The modern Zionist Movement can be dated to 1896 with the publication of Theodore Herzl’s book, DER JUDENSTAAT (The Jewish State).
The backdrop was rising anti-Semitism in Europe. Most notably were the escalating pogroms in Russia as the decrepit Tsarist regime sought to scapegoat Jews for the abortive Revolution of 1905, following Russia’s defeat in the Russo-Japanese War. There was also the Dreyfus Affair in France where a Jewish officer was framed for passing military secrets to the Germans.
A key point made by Herzl was that universal brotherhood was not even a beautiful dream. In his view, antagonism was essential to man’s greatest efforts. This underlines the need for a Jewish state.
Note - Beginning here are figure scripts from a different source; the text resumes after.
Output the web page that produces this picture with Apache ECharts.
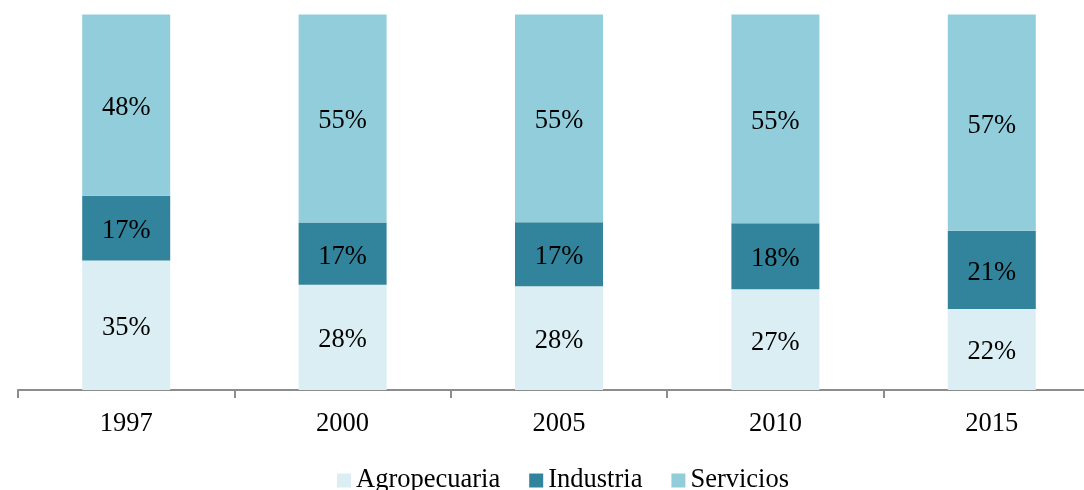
<!DOCTYPE html>
<html>
<head>
<meta charset="utf-8">
<script src="https://cdn.jsdelivr.net/npm/echarts@6/dist/echarts.min.js"></script>
<style>
html,body{margin:0;padding:0;background:#fff;overflow:hidden;}
#chart{width:1100px;height:490px;}
</style>
</head>
<body>
<div id="chart"></div>
<script>
const categories = ['1997', '2000', '2005', '2010', '2015'];
const agropecuaria = [34.5, 28.0, 27.6, 26.8, 21.6];
const industria = [17.2, 16.6, 17.1, 17.6, 20.8];
const servicios = [48.3, 55.4, 55.3, 55.6, 57.6];
const agroLabels = ['35%', '28%', '28%', '27%', '22%'];
const indLabels = ['17%', '17%', '17%', '18%', '21%'];
const servLabels = ['48%', '55%', '55%', '55%', '57%'];

const FONT = '"Liberation Serif", "Times New Roman", serif';
const FS = 26.5;

function mk(name, data, labels, color) {
  return {
    name: name,
    type: 'bar',
    stack: 'total',
    barWidth: 88,
    data: data,
    itemStyle: { color: color },
    label: {
      show: true,
      position: 'inside',
      offset: [0, 3],
      color: '#000',
      fontFamily: FONT,
      fontSize: FS,
      formatter: p => labels[p.dataIndex]
    },
    emphasis: { disabled: true }
  };
}

const chart = echarts.init(document.getElementById('chart'), null, { renderer: 'canvas' });
chart.setOption({
  animation: false,
  backgroundColor: '#fff',
  grid: { left: 18, right: 0, top: 14.5, height: 375.5, containLabel: false },
  xAxis: {
    type: 'category',
    data: categories,
    boundaryGap: true,
    axisLine: { lineStyle: { color: '#8c8c8c', width: 2 } },
    axisTick: { show: true, length: 8, lineStyle: { color: '#8c8c8c', width: 2 } },
    axisLabel: { color: '#000', fontFamily: FONT, fontSize: FS, margin: 21 }
  },
  yAxis: {
    type: 'value',
    min: 0,
    max: 100,
    show: false,
    splitLine: { show: false }
  },
  legend: {
    left: 337,
    top: 467,
    padding: 0,
    itemWidth: 14,
    itemHeight: 14,
    itemGap: 29,
    icon: 'rect',
    textStyle: { color: '#000', fontFamily: FONT, fontSize: FS },
    data: ['Agropecuaria', 'Industria', 'Servicios']
  },
  series: [
    mk('Agropecuaria', agropecuaria, agroLabels, '#DAEEF3'),
    mk('Industria', industria, indLabels, '#31849B'),
    mk('Servicios', servicios, servLabels, '#92CDDC')
  ]
});
</script>
</body>
</html>
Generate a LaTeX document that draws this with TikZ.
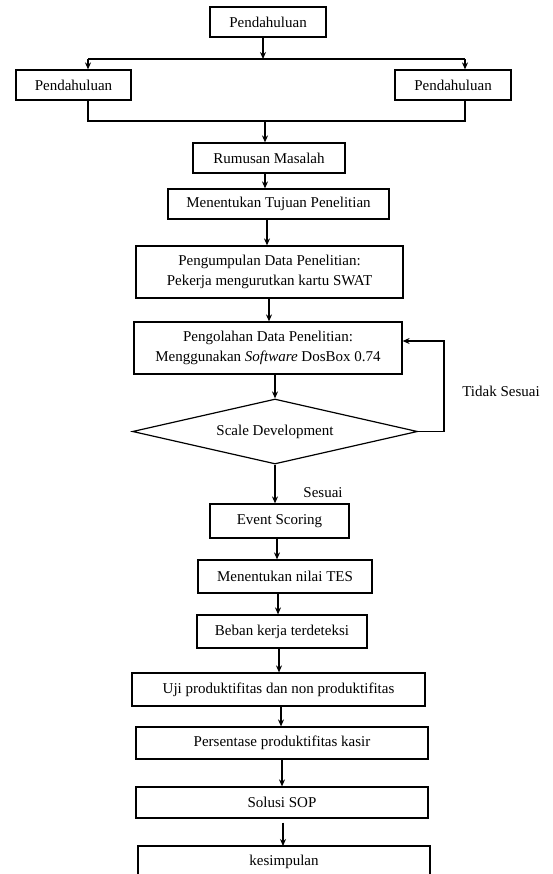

Carl Jung critiqued Jews as a people without land. If so, how come Jung didn’t support the Zionist cause? Wouldn’t restoring a dispossessed people to ancestral lands cure any alleged problems with the Jewish psyche that Jung was pontificating about? Instead, to this day, Jung’s disciples have to fend off charges of anti-semitism.
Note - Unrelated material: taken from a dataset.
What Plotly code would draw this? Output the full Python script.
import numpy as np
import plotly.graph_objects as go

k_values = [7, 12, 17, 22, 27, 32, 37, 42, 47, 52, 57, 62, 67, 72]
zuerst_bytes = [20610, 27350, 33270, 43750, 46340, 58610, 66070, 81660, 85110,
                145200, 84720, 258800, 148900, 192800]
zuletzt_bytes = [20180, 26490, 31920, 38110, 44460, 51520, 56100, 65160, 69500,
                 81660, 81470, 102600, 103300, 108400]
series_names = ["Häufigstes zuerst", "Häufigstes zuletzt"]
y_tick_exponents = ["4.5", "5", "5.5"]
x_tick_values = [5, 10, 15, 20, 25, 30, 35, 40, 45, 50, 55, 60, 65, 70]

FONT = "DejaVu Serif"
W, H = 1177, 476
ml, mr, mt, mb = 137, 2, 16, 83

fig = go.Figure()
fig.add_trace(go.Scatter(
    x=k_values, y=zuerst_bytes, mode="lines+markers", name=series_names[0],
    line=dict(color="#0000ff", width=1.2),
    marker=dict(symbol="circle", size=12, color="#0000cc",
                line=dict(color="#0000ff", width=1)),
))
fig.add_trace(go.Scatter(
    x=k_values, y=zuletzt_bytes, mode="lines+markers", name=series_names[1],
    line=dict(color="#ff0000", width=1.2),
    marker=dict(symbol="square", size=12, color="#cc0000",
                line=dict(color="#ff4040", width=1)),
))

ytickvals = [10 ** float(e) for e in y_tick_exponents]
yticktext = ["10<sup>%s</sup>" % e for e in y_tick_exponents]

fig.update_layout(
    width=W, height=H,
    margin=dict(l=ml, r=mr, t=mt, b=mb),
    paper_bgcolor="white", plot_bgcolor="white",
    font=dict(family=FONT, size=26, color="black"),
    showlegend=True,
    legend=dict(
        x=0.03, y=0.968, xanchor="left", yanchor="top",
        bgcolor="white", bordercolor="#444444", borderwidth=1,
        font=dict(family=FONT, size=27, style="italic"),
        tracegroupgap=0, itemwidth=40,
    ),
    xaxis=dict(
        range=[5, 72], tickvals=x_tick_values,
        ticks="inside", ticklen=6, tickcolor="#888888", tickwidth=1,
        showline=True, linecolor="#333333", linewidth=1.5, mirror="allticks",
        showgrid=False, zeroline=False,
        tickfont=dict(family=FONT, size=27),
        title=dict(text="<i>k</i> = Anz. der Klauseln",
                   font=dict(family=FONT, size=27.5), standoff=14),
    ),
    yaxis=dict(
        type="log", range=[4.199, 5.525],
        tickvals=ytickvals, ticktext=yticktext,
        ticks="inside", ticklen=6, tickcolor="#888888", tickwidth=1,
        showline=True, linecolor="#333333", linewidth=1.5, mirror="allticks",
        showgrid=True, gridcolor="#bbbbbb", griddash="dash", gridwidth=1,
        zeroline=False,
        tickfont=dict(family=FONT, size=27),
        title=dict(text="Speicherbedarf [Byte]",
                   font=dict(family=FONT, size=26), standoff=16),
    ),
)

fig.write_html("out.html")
One unfair charge hurled against Jung was that he was influenced by the Volkisch ideas of his time. Of course he was. German Volk romanticism was not a unique phenomenon. Modern day Zionism was also heavily influenced by German Volkisch ideas. See the 1970 work GERMANS AND JEWS by German-Jewish historian George L Mosse.
A major impetus to Zionism–after the Balfour Declaration–came in the 1920s when Winston Churchill as Colonial Secretary hived off Trans-Jordan from the Palestine Mandate. This set up Trans-Jordan as the only Palestinian state.
Churchill became a lifelong supporter of Zionism because he, quite frankly, was a Social Darwinist who preferred Jews to Arabs. Also, reflecting the residual anti-semitism of the British upper crust, Churchill’s Zionism coexisted with the fear that Jews, deprived of a homeland, might make trouble for the world.